In Situ Data Analytics for Next Generation Molecular Dynamics Workflows
Event Type
Focus Session
Big Data Analytics
Molecular Research
Scientific Software Development
TimeWednesday, June 19th11am - 11:30am CEST
LocationPanorama 2
DescriptionMolecular dynamics (MD) simulations studying the classical time evolution of a molecular system at atomic resolution are widely recognized in the fields of chemistry, material sciences, molecular biology, and drug design; these simulations are one of the most common simulations on supercomputers. Next-generation supercomputers will have dramatically higher performance than do current systems, generating more data that needs to be analyzed (i.e., in terms of number and length of MD trajectories). The coordination of data generation and analysis cannot rely on manual, centralized approaches as it is predominately done today.
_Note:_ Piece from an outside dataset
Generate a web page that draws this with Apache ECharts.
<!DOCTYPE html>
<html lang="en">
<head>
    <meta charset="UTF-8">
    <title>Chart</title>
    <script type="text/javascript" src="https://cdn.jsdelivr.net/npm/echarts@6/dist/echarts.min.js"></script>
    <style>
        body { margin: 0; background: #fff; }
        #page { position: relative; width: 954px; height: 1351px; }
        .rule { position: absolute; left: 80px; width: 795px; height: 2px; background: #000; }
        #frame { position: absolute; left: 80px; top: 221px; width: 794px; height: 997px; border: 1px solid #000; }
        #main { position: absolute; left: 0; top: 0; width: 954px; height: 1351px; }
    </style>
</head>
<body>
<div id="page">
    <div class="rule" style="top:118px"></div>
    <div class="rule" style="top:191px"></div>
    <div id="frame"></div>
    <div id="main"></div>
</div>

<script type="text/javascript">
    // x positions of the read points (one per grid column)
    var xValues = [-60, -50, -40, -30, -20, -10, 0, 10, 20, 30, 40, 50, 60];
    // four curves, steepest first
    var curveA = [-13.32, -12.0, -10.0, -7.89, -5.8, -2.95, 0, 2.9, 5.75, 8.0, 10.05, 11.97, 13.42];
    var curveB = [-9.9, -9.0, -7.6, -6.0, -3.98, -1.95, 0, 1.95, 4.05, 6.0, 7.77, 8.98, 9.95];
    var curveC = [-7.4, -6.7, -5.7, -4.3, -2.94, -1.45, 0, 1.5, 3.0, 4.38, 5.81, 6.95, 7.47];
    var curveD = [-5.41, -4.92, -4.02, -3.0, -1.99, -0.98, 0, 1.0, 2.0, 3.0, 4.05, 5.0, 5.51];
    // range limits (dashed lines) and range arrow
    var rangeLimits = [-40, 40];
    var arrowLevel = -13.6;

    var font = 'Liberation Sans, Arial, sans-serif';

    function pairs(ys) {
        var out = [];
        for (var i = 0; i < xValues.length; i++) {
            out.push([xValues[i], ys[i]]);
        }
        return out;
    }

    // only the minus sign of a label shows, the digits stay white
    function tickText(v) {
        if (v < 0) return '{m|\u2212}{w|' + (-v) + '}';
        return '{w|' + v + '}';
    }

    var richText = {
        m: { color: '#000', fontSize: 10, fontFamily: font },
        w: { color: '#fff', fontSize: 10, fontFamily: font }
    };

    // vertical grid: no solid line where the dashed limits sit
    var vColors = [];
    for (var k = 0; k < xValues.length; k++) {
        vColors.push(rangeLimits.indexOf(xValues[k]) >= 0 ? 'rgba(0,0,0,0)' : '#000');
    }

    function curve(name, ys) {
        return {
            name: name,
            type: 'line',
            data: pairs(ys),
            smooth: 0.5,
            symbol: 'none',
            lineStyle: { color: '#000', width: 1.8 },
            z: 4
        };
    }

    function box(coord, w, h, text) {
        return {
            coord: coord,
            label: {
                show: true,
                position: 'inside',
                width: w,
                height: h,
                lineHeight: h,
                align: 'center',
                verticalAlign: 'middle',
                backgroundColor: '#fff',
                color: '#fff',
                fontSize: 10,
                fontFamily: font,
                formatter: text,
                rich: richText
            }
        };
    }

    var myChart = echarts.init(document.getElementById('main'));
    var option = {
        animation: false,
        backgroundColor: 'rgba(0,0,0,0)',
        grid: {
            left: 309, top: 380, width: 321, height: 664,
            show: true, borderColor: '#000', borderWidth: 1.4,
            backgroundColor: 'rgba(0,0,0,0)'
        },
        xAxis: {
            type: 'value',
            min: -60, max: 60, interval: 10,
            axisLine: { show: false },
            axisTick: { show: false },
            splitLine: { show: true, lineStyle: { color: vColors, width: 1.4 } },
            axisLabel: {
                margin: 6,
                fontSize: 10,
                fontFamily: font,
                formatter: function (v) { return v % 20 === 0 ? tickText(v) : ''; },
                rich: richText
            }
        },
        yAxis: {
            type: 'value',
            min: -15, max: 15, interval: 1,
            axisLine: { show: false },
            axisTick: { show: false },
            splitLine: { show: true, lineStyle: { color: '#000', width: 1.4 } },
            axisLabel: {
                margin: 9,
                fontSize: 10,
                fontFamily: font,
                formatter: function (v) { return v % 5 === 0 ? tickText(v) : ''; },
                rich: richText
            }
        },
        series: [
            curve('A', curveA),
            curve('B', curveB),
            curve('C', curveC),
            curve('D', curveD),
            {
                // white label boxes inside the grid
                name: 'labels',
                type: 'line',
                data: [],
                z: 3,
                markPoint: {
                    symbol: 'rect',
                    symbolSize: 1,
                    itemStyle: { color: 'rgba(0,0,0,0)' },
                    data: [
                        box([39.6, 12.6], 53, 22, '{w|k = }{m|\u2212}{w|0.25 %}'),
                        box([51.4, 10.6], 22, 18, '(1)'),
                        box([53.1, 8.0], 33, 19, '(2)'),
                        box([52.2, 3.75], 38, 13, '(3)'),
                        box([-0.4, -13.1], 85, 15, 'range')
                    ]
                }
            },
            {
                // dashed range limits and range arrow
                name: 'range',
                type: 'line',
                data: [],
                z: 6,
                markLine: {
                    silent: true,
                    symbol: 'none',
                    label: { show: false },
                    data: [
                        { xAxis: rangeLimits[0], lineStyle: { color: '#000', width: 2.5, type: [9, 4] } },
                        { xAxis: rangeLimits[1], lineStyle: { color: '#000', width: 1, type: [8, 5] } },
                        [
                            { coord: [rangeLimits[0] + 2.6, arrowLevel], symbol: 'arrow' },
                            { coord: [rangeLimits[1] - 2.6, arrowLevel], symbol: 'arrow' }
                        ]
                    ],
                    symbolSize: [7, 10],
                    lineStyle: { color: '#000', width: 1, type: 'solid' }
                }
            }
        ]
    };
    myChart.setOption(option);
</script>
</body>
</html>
In this talk we discuss how the combination of machine learning and data analytics algorithms, workflow management methods, and high performance computing systems can transition the runtime analysis of larger and larger MD trajectories towards the exascale era. We demonstrate our approach on three case studies: protein-ligand docking simulations, protein folding simulations, and analytics of protein functions depending on proteins’ three-dimensional structures. We show how, by mapping individual substructures to metadata, frame by frame at runtime, we can study the conformational dynamics of proteins in situ. The ensemble of metadata can be used for automatic, strategic analysis and steering of MD simulations within a trajectory or across trajectories, without manually identify those portions of trajectories in which rare events take place or critical conformational features are embedded.